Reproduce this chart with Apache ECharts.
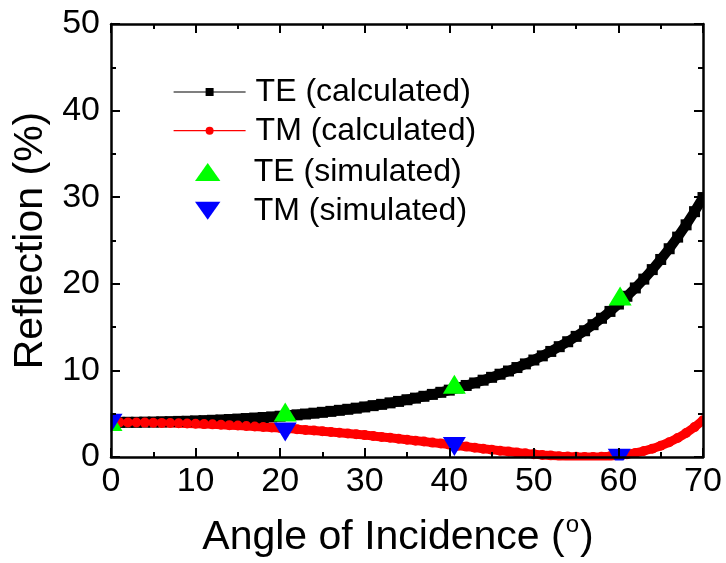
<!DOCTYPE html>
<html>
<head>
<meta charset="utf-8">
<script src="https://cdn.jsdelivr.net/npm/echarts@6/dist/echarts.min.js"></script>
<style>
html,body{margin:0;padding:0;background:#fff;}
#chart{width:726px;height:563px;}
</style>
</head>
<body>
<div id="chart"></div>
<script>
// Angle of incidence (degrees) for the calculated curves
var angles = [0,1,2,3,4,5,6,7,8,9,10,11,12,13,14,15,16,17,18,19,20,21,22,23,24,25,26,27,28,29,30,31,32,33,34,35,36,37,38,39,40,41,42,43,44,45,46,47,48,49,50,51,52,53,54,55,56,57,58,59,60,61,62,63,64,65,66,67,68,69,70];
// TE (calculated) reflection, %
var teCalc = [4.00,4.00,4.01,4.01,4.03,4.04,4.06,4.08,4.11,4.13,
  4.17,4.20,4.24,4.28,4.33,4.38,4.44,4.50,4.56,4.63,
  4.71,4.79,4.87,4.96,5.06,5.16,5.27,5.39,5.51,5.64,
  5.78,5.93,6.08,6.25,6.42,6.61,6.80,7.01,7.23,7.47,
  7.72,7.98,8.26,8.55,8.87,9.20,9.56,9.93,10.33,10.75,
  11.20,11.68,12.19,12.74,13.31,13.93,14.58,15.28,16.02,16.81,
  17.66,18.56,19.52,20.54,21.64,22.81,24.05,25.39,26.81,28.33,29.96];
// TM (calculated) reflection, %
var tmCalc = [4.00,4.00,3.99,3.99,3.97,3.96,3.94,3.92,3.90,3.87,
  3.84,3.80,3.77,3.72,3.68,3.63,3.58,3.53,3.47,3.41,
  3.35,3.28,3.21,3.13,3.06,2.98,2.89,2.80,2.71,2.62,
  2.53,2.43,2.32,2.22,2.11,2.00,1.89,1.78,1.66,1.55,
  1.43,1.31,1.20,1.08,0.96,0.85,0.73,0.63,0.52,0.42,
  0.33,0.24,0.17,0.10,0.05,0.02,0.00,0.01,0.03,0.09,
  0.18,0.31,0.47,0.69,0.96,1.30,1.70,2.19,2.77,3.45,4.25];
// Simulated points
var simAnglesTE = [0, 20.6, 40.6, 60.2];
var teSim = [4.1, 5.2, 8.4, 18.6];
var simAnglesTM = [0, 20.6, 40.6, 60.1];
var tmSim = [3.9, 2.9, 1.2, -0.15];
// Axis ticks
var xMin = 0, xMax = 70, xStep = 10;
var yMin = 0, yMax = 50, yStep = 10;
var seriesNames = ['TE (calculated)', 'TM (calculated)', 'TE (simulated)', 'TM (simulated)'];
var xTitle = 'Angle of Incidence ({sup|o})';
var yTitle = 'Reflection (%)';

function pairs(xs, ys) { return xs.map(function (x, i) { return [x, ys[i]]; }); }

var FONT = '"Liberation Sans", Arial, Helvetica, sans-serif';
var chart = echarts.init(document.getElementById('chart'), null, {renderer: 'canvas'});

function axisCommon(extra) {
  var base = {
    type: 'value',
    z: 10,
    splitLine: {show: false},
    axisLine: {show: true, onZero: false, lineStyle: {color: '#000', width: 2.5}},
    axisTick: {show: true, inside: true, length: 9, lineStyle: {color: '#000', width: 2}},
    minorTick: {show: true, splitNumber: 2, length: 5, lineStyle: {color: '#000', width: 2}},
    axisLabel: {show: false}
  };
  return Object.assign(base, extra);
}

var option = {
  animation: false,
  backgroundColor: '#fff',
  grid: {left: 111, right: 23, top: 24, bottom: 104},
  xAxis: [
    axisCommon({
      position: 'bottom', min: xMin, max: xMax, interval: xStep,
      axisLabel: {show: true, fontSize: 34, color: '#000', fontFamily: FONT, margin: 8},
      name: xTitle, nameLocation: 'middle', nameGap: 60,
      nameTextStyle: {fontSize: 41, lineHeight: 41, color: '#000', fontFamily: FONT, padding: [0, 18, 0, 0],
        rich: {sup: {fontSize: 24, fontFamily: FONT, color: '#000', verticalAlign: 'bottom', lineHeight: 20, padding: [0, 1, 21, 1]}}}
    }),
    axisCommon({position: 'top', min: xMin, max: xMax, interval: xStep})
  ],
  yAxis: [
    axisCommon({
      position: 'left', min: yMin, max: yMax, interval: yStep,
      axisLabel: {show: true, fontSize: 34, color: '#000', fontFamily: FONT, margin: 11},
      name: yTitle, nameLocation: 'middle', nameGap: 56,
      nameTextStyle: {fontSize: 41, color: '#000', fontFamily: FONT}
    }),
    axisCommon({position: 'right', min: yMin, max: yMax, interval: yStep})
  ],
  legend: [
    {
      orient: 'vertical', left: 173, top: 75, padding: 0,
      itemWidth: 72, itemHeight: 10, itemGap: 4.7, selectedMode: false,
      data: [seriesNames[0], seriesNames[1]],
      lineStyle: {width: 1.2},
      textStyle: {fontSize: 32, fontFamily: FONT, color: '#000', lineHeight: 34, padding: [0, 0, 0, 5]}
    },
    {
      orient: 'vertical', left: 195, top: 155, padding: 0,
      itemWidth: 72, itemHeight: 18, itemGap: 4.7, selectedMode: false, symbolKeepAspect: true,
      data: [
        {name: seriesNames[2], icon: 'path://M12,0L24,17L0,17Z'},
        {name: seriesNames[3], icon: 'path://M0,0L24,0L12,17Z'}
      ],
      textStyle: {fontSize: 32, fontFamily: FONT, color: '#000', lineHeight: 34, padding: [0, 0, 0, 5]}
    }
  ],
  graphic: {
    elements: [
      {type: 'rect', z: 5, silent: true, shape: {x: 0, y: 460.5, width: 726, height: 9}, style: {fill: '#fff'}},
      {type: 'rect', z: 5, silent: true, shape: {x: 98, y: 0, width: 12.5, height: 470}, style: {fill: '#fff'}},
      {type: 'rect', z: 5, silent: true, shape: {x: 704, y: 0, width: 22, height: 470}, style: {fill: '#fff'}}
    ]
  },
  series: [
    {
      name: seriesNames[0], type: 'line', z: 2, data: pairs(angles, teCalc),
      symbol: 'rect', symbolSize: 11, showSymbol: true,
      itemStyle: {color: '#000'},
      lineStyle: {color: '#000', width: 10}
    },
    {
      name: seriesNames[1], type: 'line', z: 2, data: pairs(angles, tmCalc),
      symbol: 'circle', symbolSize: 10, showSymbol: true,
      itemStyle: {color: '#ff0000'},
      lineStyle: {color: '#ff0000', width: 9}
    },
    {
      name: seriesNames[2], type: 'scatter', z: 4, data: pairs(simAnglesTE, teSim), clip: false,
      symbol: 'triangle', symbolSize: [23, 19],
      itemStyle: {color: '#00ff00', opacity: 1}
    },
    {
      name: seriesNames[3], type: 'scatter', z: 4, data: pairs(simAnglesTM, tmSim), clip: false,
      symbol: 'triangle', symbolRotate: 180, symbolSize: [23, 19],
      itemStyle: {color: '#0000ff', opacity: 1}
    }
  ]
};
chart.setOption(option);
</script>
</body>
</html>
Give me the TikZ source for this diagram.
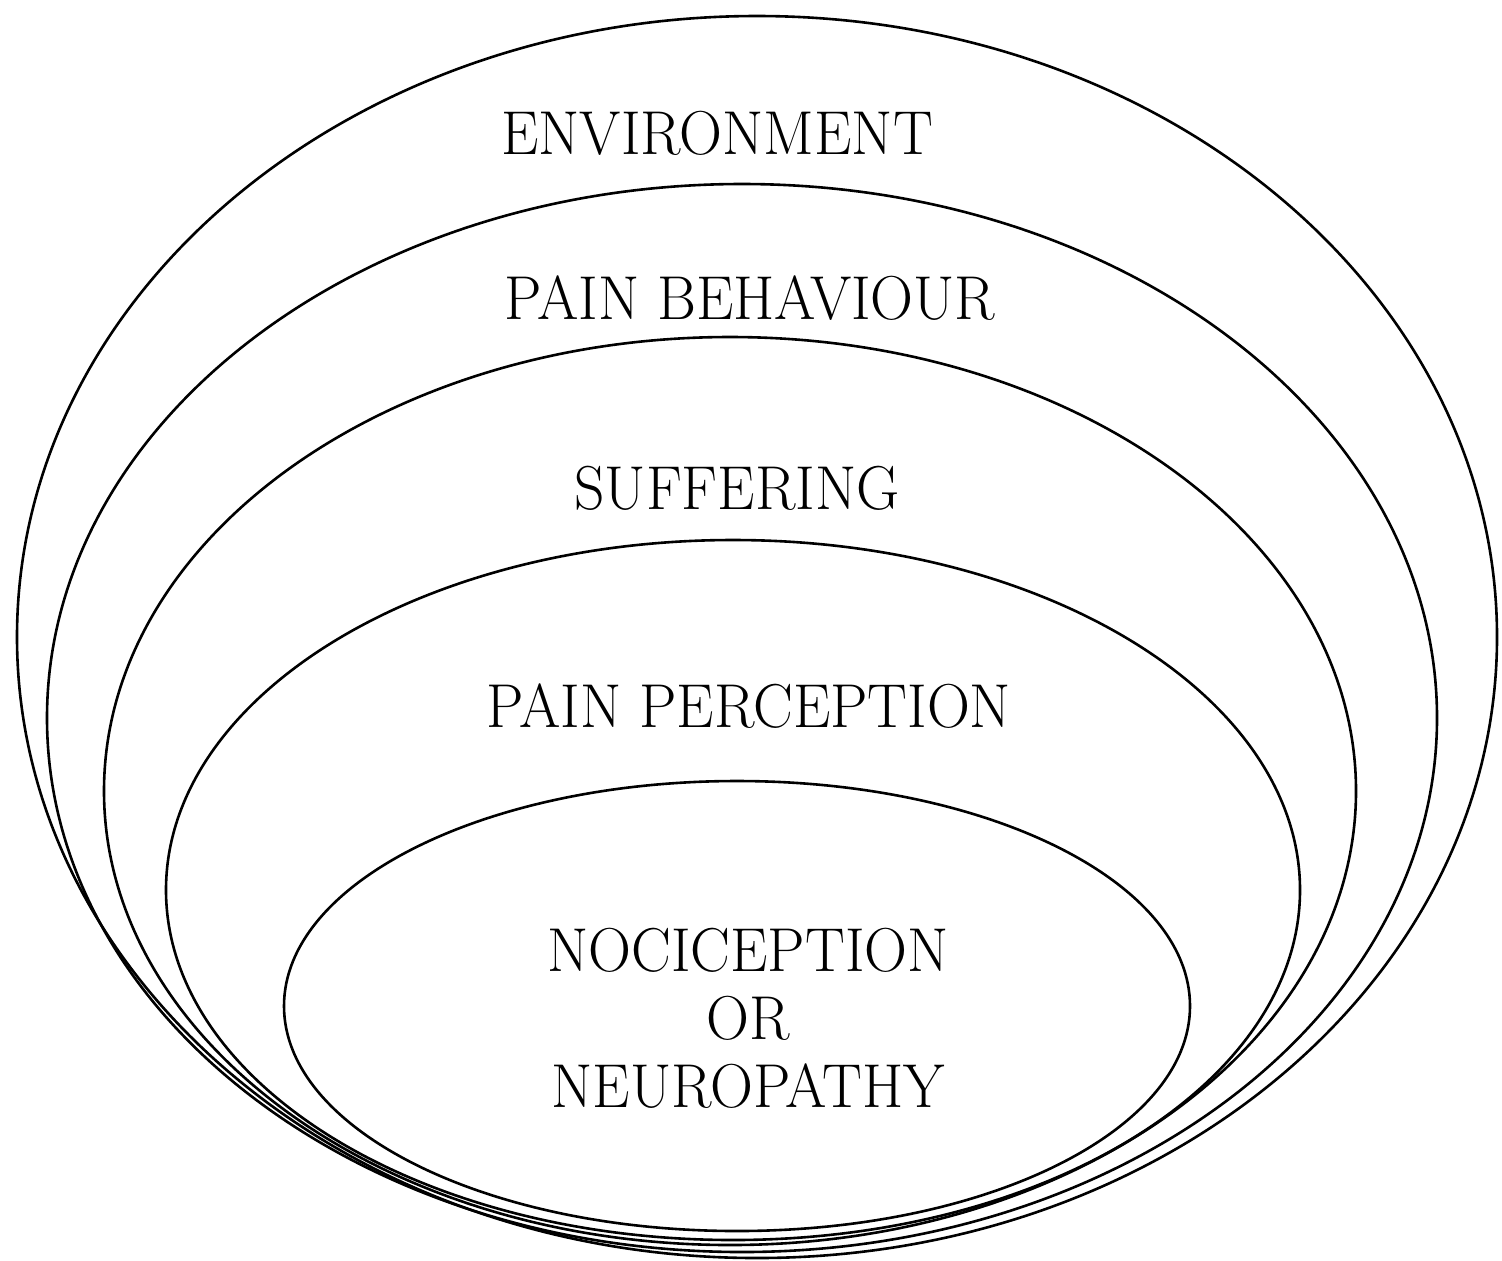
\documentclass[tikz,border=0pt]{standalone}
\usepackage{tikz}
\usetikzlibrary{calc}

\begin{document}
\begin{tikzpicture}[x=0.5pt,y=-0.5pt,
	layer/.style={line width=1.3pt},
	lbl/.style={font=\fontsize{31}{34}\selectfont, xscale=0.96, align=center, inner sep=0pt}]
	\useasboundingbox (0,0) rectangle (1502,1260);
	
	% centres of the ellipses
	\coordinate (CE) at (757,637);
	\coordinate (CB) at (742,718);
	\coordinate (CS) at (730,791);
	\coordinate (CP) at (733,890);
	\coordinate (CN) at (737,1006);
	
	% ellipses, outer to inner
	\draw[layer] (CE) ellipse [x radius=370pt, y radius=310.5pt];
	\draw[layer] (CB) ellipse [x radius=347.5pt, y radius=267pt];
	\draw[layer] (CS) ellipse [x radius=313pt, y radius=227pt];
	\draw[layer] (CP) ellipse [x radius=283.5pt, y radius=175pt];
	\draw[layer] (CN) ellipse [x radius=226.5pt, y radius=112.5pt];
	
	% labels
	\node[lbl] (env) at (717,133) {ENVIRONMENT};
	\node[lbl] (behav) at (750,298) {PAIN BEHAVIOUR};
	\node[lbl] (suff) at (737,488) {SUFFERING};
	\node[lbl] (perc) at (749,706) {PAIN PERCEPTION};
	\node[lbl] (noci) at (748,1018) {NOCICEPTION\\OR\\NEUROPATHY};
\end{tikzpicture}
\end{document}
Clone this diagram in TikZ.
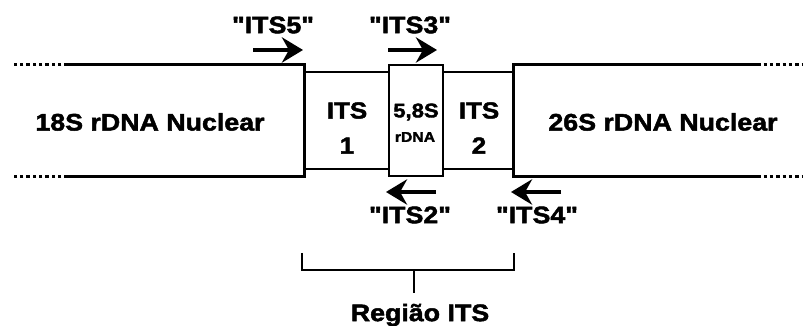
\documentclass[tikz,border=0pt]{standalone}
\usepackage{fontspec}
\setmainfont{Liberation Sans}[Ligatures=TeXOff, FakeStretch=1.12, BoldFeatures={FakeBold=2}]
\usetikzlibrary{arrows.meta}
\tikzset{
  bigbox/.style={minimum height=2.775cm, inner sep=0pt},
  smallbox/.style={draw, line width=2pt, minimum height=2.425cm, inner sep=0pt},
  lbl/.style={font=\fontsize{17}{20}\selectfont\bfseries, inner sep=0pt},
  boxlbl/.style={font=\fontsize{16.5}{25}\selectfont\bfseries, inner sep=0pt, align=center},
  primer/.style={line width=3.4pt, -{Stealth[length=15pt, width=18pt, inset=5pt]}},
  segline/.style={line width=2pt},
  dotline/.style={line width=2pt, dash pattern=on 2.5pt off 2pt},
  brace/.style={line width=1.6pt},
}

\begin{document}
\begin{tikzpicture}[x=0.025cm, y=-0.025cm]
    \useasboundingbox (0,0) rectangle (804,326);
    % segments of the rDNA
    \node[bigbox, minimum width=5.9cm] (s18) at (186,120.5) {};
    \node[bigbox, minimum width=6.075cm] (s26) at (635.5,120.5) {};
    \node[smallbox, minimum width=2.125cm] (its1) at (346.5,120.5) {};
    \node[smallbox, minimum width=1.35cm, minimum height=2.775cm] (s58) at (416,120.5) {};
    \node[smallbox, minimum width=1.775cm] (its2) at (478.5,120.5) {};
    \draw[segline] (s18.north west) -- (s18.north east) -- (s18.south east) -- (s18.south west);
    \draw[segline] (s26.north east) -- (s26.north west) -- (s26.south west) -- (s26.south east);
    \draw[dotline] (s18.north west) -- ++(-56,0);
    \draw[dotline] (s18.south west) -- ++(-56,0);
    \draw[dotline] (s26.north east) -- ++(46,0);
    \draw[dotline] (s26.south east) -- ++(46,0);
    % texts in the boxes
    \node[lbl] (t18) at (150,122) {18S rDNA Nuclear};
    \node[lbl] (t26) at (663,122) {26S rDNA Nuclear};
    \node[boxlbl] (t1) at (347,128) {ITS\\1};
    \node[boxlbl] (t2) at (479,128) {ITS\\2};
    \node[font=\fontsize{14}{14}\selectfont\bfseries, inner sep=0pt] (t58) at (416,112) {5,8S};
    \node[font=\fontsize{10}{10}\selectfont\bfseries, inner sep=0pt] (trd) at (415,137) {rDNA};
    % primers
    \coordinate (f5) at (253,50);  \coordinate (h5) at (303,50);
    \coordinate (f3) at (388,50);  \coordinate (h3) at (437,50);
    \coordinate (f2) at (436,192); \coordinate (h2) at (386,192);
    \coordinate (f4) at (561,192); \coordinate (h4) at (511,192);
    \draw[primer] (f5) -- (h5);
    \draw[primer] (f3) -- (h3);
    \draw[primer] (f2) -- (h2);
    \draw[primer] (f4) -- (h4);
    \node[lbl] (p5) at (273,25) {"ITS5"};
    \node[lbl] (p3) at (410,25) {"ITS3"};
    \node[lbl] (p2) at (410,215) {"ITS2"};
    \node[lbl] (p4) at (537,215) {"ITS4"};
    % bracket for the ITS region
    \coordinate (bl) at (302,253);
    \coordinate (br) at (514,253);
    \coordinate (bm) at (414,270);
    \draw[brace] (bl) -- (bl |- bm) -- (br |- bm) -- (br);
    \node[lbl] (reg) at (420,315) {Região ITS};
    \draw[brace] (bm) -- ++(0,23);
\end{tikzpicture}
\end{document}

*-*-*

## [The problem]
Pick out the lines containing the word "diagram" and show them.

## [Written response]
Give me the TikZ source for this diagram.
Clone this diagram in TikZ.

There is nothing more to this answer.